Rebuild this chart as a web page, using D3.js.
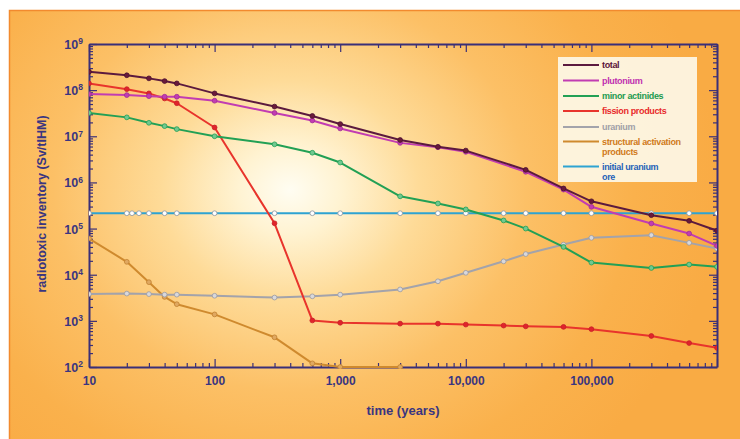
<!DOCTYPE html>
<html>
<head>
<meta charset="utf-8">
<script src="https://cdn.jsdelivr.net/npm/d3@7"></script>
<style>
  body { margin: 0; background: #fff; }
  svg { display: block; }
  .tick text { font-family: 'Liberation Sans', Arial, sans-serif; font-weight: bold; fill: #3a3580; }
</style>
</head>
<body>
<svg id="chart" width="740" height="439"></svg>
<script>
// values (Sv/tIHM)
const tMain = [10, 20, 30, 40, 50, 100, 300, 600, 1000, 3000, 6000, 10000, 30000, 60000, 100000, 300000, 600000, 1000000]
const tFine = [10, 20, 30, 40, 50, 100, 300, 600, 1000, 3000, 6000, 10000, 20000, 30000, 60000, 100000, 300000, 600000, 1000000]
const tStruct = [10, 20, 30, 40, 50, 100, 300, 600, 1000, 3000]
const tOre = [10, 20, 22, 25, 30, 40, 50, 100, 300, 600, 1000, 3000, 6000, 10000, 20000, 30000, 60000, 100000, 300000, 600000, 1000000]

const total = [2.5e8, 2.1e8, 1.8e8, 1.57e8, 1.4e8, 8.5e7, 4.4e7, 2.76e7, 1.84e7, 8.3e6, 5.9e6, 4.9e6, 1.87e6, 7.4e5, 3.9e5, 1.95e5, 1.47e5, 9.0e4]
const plutonium = [8.2e7, 7.8e7, 7.4e7, 7.2e7, 7.2e7, 5.9e7, 3.2e7, 2.2e7, 1.48e7, 7.2e6, 5.8e6, 4.6e6, 1.7e6, 7.0e5, 2.96e5, 1.29e5, 7.8e4, 4.2e4]
const minorActinides = [3.2e7, 2.57e7, 1.96e7, 1.66e7, 1.43e7, 1.0e7, 6.7e6, 4.4e6, 2.7e6, 5.0e5, 3.5e5, 2.6e5, 1.5e5, 1.0e5, 4.0e4, 1.83e4, 1.4e4, 1.66e4, 1.48e4]
const fission = [1.4e8, 1.05e8, 8.5e7, 6.6e7, 5.2e7, 1.55e7, 1.3e5, 1.02e3, 9.1e2, 8.7e2, 8.7e2, 8.3e2, 7.9e2, 7.6e2, 7.4e2, 6.6e2, 4.7e2, 3.3e2, 2.6e2]
const uranium = [3.8e3, 3.9e3, 3.8e3, 3.7e3, 3.7e3, 3.5e3, 3.2e3, 3.4e3, 3.7e3, 4.8e3, 7.2e3, 1.1e4, 1.95e4, 2.8e4, 4.5e4, 6.3e4, 7.2e4, 4.9e4, 3.7e4]
const structural = [6.1e4, 1.9e4, 6.9e3, 3.3e3, 2.3e3, 1.38e3, 4.4e2, 1.2e2, 95, 90]
const ore = tOre.map(() => 2.15e5)

const xTickLabels = ['10', '100', '1,000', '10,000', '100,000']
const yExponents = [2, 3, 4, 5, 6, 7, 8, 9]

const series = [
	{ key: 'ore', label: ['initial uranium', 'ore'], t: tOre, v: ore, color: '#2ea3d2', text: '#1f62b8', fill: '#fff', stroke: '#8a93a0' },
	{ key: 'structural', label: ['structural activation', 'products'], t: tStruct, v: structural, color: '#cf8a2e', text: '#d07a1a', fill: '#e0a860', stroke: '#c08030' },
	{ key: 'uranium', label: ['uranium'], t: tFine, v: uranium, color: '#a3a3ab', text: '#a0a0a8', fill: '#d8d8dc', stroke: '#9a9aa2' },
	{ key: 'fission', label: ['fission products'], t: tFine, v: fission, color: '#e8342c', text: '#e82a2a', fill: '#e0242a', stroke: '#c8202a' },
	{ key: 'minor', label: ['minor actinides'], t: tFine, v: minorActinides, color: '#22a055', text: '#1c9a50', fill: '#70c890', stroke: '#22a055' },
	{ key: 'plutonium', label: ['plutonium'], t: tMain, v: plutonium, color: '#c23cb2', text: '#c030b0', fill: '#c23cb2', stroke: '#a02c94' },
	{ key: 'total', label: ['total'], t: tMain, v: total, color: '#5c1a3e', text: '#5a1238', fill: '#6a1a3a', stroke: '#4a1030' },
]

const svg = d3.select('#chart')
const plotL = 89
const plotR = 717
const plotT = 44
const plotB = 367

const scaleX = d3.scaleLog().domain([10, 1e6]).range([plotL, plotR])
const scaleY = d3.scaleLog().domain([1e2, 1e9]).range([plotB, plotT]).clamp(true)

// background
const defs = svg.append('defs')
const grad = defs.append('radialGradient')
	.attr('id', 'bg')
	.attr('gradientUnits', 'userSpaceOnUse')
	.attr('cx', 290).attr('cy', 190).attr('r', 430)
	.attr('gradientTransform', 'translate(290,190) scale(1,0.85) translate(-290,-190)')
const stops = [[0, '#fffdf2'], [0.12, '#fff3d2'], [0.3, '#fedb98'], [0.55, '#fcc066'], [0.8, '#fab14c'], [1, '#f9ab44']]
stops.forEach(s => grad.append('stop').attr('offset', s[0]).attr('stop-color', s[1]))

svg.append('rect')
	.attr('x', 9).attr('y', 10).attr('width', 731).attr('height', 429)
	.attr('fill', 'url(#bg)')
svg.append('path')
	.attr('d', 'M9.5,439V10.5H740')
	.attr('fill', 'none')
	.attr('stroke', '#f28a2e')
	.attr('stroke-width', 1.5)

// ticks
function decadeTicks(lo, hi) {
	const out = []
	for (let e = lo; e <= hi; e++) {
		for (let m = 1; m < 10; m++) out.push(m * Math.pow(10, e))
	}
	return out
}
const xTicks = decadeTicks(1, 5).concat([1e6])
const yTicks = decadeTicks(2, 8).concat([1e9])
const isMajor = v => Math.abs(Math.log10(v) - Math.round(Math.log10(v))) < 1e-9

const axisColor = '#3a2f78'

// sign: direction the tick points into the plot
function drawAxis(axisFn, scale, ticks, transform, attr, sign) {
	const g = svg.append('g')
		.attr('transform', transform)
		.call(axisFn(scale).tickValues(ticks).tickFormat('').tickSizeOuter(0))
	g.select('.domain').attr('stroke', axisColor).attr('stroke-width', 2)
	g.selectAll('.tick line')
		.attr('stroke', axisColor)
		.attr('stroke-width', 1.2)
		.attr(attr, d => sign * (isMajor(d) ? 8 : 4))
	return g
}

drawAxis(d3.axisBottom, scaleX, xTicks, `translate(0,${plotB})`, 'y2', -1)
drawAxis(d3.axisTop, scaleX, xTicks, `translate(0,${plotT})`, 'y2', 1)
drawAxis(d3.axisLeft, scaleY, yTicks, `translate(${plotL},0)`, 'x2', 1)
drawAxis(d3.axisRight, scaleY, yTicks, `translate(${plotR},0)`, 'x2', -1)

// x tick labels
const xLab = svg.append('g')
	.attr('transform', `translate(0,${plotB})`)
	.call(d3.axisBottom(scaleX)
		.tickValues([10, 100, 1000, 10000, 100000])
		.tickFormat((d, i) => xTickLabels[i])
		.tickSize(0).tickPadding(9))
xLab.select('.domain').remove()
xLab.selectAll('text').attr('font-size', 12)

// y tick labels with superscripts
const yLab = svg.append('g')
	.attr('transform', `translate(${plotL},0)`)
	.call(d3.axisLeft(scaleY)
		.tickValues(yExponents.map(e => Math.pow(10, e)))
		.tickFormat('')
		.tickSize(0))
yLab.select('.domain').remove()
yLab.selectAll('.tick text').remove()
yLab.selectAll('.tick').each(function (d) {
	const e = Math.round(Math.log10(d))
	const t = d3.select(this).append('text')
		.attr('x', -6).attr('dy', '0.36em')
		.attr('text-anchor', 'end')
		.attr('font-size', 12.5)
	t.append('tspan').text('10')
	t.append('tspan').attr('font-size', 8.5).attr('dy', '-0.55em').text(e)
})

// axis titles
svg.append('text')
	.attr('transform', 'translate(46,204) rotate(-90)')
	.attr('text-anchor', 'middle')
	.attr('font-family', "'Liberation Sans', Arial, sans-serif")
	.attr('font-weight', 'bold')
	.attr('font-size', 12.5)
	.attr('fill', '#3a3580')
	.text('radiotoxic inventory (Sv/tIHM)')

svg.append('text')
	.attr('x', 403).attr('y', 415)
	.attr('text-anchor', 'middle')
	.attr('font-family', "'Liberation Sans', Arial, sans-serif")
	.attr('font-weight', 'bold')
	.attr('font-size', 13)
	.attr('fill', '#3a3580')
	.text('time (years)')

// lines
defs.append('clipPath').attr('id', 'plot')
	.append('rect').attr('x', plotL).attr('y', plotT - 2).attr('width', plotR - plotL).attr('height', plotB - plotT + 4)

const plot = svg.append('g').attr('clip-path', 'url(#plot)')
const line = d3.line().x(d => scaleX(d[0])).y(d => scaleY(d[1]))

series.forEach(s => {
	const pts = s.t.map((t, i) => [t, s.v[i]])
	const g = plot.append('g').attr('class', `series series--${s.key}`)
	g.append('path')
		.datum(pts)
		.attr('d', line)
		.attr('fill', 'none')
		.attr('stroke', s.color)
		.attr('stroke-width', 2)
		.attr('stroke-linejoin', 'round')
	g.selectAll('circle').data(pts).enter().append('circle')
		.attr('cx', d => scaleX(d[0]))
		.attr('cy', d => scaleY(d[1]))
		.attr('r', 2.4)
		.attr('fill', s.fill)
		.attr('stroke', s.stroke)
		.attr('stroke-width', 0.8)
})

// legend
const legend = svg.append('g').attr('transform', 'translate(558,57)')
legend.append('rect')
	.attr('width', 139).attr('height', 125)
	.attr('fill', '#fdf7e6')
	.attr('opacity', 0.93)

const legendRows = [8, 23.5, 39, 54, 70, 84.5, 109.5]
series.slice().reverse().forEach((s, i) => {
	const y = legendRows[i]
	legend.append('line')
		.attr('x1', 5).attr('x2', 41)
		.attr('y1', y).attr('y2', y)
		.attr('stroke', s.color).attr('stroke-width', 2)
	const txt = legend.append('text')
		.attr('x', 44).attr('y', y + 3.3)
		.attr('font-family', "'Liberation Sans', Arial, sans-serif")
		.attr('font-weight', 'bold')
		.attr('font-size', 9)
		.attr('letter-spacing', -0.35)
		.attr('fill', s.text)
	s.label.forEach((l, j) => {
		txt.append('tspan').attr('x', 44).attr('dy', j === 0 ? 0 : 10.5).text(l)
	})
})
</script>
</body>
</html>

◇ ◇ ◇ ◇

▶ **Challenge**: List every line above containing the word "this".

▶ **Reply to the task**:
Rebuild this chart as a web page, using D3.js.
	const t = d3.select(this).append('text')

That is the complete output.